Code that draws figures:
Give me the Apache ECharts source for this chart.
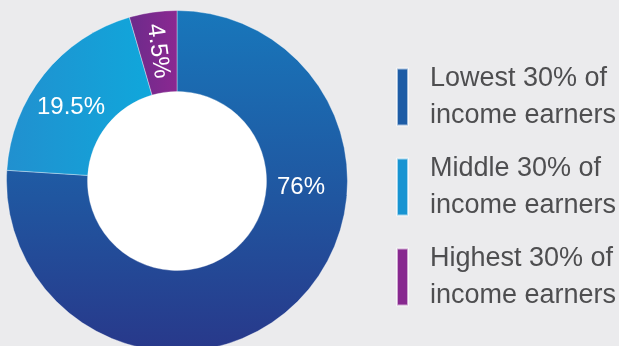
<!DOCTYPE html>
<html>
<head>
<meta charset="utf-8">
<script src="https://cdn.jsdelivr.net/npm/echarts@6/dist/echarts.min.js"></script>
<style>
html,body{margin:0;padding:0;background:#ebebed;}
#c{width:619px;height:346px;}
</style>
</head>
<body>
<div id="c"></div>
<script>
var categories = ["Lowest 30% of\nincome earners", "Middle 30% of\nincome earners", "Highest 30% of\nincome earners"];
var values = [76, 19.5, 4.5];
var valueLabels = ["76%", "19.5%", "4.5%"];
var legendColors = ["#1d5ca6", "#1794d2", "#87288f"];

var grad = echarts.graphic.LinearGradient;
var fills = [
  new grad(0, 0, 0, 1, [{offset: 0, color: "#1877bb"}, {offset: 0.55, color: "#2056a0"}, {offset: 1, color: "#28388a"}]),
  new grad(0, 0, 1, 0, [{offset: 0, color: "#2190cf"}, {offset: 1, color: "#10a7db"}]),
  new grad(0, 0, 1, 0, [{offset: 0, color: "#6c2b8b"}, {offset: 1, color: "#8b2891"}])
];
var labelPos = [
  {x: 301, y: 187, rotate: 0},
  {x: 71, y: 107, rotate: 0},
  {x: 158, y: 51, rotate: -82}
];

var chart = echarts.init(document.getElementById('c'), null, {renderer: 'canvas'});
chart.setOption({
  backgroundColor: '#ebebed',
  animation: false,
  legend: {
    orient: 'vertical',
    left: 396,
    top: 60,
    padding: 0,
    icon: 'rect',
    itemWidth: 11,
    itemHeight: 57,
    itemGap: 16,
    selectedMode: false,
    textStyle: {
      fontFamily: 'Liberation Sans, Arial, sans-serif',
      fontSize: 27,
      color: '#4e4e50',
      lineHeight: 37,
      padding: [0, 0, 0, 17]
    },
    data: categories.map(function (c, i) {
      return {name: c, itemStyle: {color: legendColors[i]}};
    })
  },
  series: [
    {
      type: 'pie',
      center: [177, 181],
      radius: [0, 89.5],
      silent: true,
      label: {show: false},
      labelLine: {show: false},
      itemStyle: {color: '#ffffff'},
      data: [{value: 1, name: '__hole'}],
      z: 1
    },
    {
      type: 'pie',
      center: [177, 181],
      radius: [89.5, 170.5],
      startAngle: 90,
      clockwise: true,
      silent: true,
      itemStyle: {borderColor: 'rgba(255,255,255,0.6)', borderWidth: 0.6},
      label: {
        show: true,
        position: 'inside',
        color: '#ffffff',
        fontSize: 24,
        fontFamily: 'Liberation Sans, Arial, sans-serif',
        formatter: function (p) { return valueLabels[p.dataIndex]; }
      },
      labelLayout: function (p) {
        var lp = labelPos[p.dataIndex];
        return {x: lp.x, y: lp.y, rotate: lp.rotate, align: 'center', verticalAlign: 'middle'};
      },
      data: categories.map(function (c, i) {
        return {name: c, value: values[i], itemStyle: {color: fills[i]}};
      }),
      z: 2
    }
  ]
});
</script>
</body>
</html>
--
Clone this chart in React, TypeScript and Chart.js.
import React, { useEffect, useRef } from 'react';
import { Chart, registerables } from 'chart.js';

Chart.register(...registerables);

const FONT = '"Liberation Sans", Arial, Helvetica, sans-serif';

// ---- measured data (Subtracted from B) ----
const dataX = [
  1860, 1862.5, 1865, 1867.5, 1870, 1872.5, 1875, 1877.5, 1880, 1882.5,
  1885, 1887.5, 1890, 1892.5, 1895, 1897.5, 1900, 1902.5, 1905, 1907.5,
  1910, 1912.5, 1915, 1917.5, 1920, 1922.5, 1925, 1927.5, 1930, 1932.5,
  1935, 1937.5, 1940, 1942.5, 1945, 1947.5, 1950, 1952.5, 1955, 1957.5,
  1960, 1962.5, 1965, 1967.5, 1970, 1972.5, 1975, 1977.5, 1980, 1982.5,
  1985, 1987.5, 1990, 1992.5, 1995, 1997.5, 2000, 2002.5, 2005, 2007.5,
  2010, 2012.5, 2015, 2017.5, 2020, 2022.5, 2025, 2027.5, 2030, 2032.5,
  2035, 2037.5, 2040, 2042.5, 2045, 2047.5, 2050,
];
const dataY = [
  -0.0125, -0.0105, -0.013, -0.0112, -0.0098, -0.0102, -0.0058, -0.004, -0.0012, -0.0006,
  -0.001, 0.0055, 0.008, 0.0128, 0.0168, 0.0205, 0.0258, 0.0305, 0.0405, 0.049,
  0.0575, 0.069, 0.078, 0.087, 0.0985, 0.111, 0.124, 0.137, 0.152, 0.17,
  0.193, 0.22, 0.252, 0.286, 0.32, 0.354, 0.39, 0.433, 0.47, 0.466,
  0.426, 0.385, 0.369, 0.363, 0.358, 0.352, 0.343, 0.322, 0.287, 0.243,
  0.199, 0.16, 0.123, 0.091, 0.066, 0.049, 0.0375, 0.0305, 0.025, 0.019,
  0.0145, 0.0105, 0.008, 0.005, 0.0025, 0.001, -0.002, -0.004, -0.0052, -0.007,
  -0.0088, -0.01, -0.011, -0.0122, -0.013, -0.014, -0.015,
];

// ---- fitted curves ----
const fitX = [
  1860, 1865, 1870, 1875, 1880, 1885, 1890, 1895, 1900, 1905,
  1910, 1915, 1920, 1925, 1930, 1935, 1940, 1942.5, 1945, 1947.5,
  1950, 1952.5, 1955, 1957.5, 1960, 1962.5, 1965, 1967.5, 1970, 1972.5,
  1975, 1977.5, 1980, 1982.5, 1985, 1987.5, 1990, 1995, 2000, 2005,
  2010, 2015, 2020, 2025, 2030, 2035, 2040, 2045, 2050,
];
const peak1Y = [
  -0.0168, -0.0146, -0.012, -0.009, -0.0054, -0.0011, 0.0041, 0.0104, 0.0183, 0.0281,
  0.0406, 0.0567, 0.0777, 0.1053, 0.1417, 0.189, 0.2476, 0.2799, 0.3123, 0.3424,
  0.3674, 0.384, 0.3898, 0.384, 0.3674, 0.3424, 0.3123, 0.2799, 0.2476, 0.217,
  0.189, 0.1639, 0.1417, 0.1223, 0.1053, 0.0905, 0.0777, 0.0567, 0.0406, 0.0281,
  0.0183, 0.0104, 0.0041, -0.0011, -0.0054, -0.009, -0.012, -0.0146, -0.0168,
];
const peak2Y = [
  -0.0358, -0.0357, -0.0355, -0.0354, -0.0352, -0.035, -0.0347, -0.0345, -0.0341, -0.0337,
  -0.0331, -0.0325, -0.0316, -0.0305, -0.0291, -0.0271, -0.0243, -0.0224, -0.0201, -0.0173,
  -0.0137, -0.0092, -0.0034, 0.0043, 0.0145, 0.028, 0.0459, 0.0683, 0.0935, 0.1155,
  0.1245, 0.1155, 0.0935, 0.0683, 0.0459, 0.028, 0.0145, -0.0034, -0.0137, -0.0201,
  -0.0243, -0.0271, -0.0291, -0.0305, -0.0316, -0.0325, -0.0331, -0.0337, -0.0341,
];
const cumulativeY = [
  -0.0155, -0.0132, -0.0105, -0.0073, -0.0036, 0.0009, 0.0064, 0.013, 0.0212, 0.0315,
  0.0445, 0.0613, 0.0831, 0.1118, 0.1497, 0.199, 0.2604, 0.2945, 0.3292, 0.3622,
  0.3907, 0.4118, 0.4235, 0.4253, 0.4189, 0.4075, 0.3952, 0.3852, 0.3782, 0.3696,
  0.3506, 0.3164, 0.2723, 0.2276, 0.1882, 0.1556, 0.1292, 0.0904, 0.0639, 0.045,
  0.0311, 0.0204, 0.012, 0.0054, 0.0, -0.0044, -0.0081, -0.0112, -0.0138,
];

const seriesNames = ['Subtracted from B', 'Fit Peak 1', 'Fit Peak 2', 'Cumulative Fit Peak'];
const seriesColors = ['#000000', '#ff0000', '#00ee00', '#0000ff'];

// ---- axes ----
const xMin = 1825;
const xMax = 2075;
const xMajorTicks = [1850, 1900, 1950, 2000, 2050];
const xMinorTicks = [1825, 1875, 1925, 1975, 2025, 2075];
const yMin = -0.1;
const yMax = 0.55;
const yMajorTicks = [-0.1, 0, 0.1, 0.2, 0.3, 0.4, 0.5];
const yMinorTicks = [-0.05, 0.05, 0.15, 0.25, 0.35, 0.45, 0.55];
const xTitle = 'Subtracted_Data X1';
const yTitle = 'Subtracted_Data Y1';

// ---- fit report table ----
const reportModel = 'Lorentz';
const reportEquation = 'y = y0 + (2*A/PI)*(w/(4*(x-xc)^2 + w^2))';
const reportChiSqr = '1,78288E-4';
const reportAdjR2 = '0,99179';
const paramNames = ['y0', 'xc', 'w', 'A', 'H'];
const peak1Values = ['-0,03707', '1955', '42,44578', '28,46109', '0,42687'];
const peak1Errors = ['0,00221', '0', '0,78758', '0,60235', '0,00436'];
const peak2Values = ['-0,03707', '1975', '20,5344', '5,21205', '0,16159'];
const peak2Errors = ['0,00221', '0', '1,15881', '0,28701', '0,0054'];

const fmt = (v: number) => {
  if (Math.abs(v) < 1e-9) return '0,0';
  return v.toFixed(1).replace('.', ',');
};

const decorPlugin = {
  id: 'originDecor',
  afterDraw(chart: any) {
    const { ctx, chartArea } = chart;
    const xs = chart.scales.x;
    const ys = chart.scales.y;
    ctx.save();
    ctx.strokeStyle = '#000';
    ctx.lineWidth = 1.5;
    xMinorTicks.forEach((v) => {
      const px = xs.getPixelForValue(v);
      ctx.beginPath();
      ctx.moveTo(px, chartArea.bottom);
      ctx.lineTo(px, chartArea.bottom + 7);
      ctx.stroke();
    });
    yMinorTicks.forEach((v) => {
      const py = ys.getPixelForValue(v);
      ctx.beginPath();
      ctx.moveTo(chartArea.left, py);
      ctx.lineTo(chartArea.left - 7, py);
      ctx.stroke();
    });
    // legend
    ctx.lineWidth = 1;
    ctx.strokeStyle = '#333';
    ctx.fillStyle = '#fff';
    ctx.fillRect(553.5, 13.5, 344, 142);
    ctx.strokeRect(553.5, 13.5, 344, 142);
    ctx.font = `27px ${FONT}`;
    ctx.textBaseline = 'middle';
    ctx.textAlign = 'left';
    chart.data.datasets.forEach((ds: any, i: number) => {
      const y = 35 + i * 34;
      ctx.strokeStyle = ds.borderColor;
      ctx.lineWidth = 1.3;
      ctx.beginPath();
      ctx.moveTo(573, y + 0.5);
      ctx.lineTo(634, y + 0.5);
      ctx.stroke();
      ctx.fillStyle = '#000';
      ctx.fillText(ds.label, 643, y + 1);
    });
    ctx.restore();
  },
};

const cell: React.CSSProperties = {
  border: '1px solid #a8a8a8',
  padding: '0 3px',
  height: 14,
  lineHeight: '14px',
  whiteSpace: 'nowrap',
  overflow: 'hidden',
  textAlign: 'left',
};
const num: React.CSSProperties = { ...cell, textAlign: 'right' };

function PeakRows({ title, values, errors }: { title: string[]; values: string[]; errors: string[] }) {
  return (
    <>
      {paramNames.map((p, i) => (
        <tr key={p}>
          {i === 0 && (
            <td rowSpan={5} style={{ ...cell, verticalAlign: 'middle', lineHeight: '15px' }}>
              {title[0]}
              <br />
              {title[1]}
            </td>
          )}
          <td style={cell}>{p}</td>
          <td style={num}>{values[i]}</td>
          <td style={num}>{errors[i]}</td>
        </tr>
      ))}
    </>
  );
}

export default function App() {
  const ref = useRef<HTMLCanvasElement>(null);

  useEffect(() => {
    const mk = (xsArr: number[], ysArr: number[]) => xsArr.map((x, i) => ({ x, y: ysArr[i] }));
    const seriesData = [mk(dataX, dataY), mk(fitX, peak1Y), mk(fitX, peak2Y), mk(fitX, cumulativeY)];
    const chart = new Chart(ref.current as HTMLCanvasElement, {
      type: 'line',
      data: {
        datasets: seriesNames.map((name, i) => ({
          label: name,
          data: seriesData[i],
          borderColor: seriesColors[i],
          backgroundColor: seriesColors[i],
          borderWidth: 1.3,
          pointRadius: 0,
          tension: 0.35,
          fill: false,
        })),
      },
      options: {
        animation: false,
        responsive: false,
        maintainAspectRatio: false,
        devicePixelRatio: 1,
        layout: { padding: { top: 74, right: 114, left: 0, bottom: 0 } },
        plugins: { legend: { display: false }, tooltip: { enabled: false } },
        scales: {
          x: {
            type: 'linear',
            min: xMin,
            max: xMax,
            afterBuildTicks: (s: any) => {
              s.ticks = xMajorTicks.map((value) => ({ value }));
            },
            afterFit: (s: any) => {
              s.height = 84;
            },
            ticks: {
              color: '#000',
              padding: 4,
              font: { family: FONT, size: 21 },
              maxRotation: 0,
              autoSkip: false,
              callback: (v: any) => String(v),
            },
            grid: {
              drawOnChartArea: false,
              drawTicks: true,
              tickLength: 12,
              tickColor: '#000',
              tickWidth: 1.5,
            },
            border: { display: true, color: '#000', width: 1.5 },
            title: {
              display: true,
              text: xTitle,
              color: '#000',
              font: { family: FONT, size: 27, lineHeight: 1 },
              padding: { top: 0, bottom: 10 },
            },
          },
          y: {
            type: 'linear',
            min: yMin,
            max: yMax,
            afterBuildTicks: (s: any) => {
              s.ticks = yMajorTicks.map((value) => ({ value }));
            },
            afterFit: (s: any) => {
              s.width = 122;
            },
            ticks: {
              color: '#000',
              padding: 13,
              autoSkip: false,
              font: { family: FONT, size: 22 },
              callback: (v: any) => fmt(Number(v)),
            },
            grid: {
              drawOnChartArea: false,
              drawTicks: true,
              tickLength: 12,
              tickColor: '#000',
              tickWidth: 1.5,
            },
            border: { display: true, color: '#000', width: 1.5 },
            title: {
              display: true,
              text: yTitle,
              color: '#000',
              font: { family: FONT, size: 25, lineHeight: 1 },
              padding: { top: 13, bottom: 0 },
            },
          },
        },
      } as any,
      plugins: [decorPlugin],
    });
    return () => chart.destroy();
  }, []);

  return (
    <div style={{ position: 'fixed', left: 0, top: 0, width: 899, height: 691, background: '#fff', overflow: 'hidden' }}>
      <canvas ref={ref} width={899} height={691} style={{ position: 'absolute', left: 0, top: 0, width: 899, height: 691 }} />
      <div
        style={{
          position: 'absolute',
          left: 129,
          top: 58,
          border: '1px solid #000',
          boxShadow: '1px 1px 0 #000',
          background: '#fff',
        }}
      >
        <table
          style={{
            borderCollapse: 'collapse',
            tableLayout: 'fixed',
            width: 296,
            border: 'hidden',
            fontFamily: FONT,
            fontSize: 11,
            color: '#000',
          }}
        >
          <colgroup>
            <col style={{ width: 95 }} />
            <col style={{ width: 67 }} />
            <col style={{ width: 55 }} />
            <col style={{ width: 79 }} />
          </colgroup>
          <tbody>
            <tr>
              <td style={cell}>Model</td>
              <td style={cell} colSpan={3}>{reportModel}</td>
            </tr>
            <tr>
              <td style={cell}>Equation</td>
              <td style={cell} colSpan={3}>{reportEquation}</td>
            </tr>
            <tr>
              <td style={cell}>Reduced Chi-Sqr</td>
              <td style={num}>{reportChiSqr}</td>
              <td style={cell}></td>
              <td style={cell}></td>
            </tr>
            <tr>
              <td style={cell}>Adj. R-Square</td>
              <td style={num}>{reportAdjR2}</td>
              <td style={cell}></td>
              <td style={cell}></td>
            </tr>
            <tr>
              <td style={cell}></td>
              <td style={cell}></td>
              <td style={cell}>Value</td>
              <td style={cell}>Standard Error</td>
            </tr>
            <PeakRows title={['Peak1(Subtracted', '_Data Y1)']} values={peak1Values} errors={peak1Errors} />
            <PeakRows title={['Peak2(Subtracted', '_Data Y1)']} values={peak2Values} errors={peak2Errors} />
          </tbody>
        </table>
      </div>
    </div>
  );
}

Aim of the exercise: Taking the records above, retype every line from the one with "Clone this chart" down to the one with "Arial, Helvetica, sans-serif';", exactly and with nothing else.

Exercise result:
Clone this chart in React, TypeScript and Chart.js.
import React, { useEffect, useRef } from 'react';
import { Chart, registerables } from 'chart.js';

Chart.register(...registerables);

const FONT = '"Liberation Sans", Arial, Helvetica, sans-serif';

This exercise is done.